En definitiva, el TJUE se pronuncia afirmando que, aunque una norma o una resolución interna fuese declarada incompatible con el Derecho de la Unión, ello no necesariamente debería surtir efectos en relación a aquellos procedimientos judiciales que han devenido firmes (es decir, no debería ser objeto de reapertura o revisión) siempre y cuando, la regulación interna del Estado Miembro no disponga lo contrario. Ante este desalentador resultado para el contribuyente, en el párrafo 40 de su Sentencia, el Tribunal, salomónicamente, apunta que “los particulares no pueden verse privados de la posibilidad de iniciar un procedimiento de responsabilidad patrimonial del Estado a fin de obtener por este medio una protección jurídica de sus derechos”. Cuestión distinta es si se logrará o no.
En la práctica, lamentablemente, los ciudadanos o contribuyentes suelen renunciar o ni siquiera contemplan la posibilidad de exigir la lógica responsabilidad patrimonial a la Administración por la realización de actos contrarios a la Ley, con independencia de que los actos administrativos y judiciales hayan devenido firmes.
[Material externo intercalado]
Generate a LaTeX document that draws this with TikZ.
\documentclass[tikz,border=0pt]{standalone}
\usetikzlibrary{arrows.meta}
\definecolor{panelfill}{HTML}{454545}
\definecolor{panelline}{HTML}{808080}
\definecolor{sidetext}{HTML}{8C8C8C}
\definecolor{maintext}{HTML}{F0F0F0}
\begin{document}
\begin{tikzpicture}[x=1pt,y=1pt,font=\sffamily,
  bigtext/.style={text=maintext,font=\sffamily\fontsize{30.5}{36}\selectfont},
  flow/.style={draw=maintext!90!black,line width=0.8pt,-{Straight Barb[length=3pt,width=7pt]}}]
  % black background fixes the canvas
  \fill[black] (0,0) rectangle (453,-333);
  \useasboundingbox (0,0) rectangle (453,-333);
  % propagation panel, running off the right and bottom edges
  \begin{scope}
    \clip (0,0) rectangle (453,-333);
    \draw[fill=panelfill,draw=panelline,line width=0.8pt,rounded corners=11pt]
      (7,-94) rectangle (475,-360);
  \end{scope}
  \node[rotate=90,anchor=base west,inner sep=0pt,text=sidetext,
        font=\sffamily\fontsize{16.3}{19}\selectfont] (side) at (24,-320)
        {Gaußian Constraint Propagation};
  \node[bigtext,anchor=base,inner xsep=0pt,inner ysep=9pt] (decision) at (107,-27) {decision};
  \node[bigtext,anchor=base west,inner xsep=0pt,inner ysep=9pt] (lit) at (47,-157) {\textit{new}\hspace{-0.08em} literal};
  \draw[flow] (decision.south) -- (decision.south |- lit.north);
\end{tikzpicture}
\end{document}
La doctrina o criterio del TJUE es ya habitual en nuestro ordenamiento, siendo ya normal que se limiten a los expedientes que no hubiesen devenido firmes los efectos de las normas declaradas por los órganos jurisdiccionales competentes como nulas o contrarias al Derecho. Entre otras, en el ámbito interno, recordemos la reciente Sentencia de fecha 18 de marzo de 2015 del Tribunal Constitucional en relación a la exigencia legal de la residencia fiscal en la Comunidad Autónoma de Valencia para aplicar determinada bonificación en el Impuesto sobre Sucesiones y Donaciones de dicha Comunidad o la controversia generada tras la declaración como contrario al Derecho de la Unión del Impuesto sobre las Ventas Minoristas de Determinados Hidrocarburos («céntimo sanitario»).
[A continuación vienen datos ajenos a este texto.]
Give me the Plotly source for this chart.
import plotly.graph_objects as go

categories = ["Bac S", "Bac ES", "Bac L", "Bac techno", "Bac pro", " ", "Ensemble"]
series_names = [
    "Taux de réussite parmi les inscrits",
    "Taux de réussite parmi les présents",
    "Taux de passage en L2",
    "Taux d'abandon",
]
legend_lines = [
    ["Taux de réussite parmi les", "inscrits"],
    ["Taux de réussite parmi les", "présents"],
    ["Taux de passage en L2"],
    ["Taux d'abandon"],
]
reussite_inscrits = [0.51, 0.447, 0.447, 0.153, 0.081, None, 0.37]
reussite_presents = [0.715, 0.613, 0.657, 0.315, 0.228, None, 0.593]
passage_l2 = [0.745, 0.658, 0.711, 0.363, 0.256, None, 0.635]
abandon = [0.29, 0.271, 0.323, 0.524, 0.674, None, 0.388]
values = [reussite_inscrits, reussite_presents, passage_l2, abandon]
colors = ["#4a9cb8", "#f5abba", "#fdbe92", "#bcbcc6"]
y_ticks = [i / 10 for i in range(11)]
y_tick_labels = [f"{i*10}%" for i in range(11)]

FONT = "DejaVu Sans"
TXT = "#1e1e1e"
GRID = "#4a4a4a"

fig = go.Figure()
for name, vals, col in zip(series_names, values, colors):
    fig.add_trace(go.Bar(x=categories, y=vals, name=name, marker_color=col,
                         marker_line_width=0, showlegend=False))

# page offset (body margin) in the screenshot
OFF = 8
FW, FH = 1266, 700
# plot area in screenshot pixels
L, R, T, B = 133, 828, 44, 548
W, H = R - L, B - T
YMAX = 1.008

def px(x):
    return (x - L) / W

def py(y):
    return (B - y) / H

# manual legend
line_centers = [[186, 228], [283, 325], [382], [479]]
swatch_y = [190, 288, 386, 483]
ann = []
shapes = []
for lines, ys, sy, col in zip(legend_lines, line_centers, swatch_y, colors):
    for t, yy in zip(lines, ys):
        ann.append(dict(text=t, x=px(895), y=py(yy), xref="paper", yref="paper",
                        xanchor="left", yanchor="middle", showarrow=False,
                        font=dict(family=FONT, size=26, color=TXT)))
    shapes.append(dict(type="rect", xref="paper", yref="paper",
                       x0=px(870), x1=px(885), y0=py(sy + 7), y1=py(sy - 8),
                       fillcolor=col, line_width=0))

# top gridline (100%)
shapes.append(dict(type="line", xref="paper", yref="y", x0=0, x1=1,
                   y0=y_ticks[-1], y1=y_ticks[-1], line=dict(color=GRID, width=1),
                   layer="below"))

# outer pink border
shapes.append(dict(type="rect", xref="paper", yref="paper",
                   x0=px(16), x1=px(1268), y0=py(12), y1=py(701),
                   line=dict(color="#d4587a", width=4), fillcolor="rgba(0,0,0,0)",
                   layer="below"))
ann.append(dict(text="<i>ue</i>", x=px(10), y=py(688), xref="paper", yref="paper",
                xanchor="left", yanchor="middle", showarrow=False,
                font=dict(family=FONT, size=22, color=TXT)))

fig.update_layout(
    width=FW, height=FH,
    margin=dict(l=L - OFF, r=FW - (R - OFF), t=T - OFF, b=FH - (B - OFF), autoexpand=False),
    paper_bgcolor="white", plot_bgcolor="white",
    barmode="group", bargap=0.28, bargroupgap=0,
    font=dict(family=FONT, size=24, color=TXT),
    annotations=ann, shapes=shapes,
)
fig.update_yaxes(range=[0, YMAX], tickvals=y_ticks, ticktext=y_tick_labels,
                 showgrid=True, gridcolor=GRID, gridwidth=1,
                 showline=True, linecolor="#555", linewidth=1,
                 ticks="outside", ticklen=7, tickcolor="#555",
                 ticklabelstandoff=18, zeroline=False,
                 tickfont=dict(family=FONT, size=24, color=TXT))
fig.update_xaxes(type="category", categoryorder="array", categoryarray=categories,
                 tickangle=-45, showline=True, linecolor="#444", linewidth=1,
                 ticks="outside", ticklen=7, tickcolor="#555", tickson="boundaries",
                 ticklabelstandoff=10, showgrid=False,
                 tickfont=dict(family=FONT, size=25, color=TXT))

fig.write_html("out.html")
En cualquier caso, el hecho de que sea una doctrina consolidada no es suficiente para que me conforme y acepte que, de forma tácita, la Administración tenga la capacidad de elaborar, aplicar y ejecutar disposiciones susceptibles de nulidad y que, gracias a un sistema judicial lento e ineficaz, consiga que gran parte de los actos administrativos devengan firmes pura y simplemente en virtud del transcurso del tiempo, consolidando el ilícito y con la consiguiente impunidad, sin asumir las normales responsabilidades y la adecuada compensación a los contribuyentes-ciudadanos perjudicados.
Pero claro está, la gran mayoría de magistrados, jueces y árbitros, como humanos que son, seguramente no responderían de la misma manera que Salomón lo hizo a la pregunta y ofrecimiento que Dios-Yahvé le efectuó:
«5. (…) Dios le dijo: «Pídeme lo que quieras».
(…)
9. Concede entonces a tu servidor un corazón comprensivo, para juzgar a tu pueblo, para discernir entre el bien y el mal. De lo contrario, ¿quién sería capaz de juzgar a un pueblo tan grande como el tuyo?».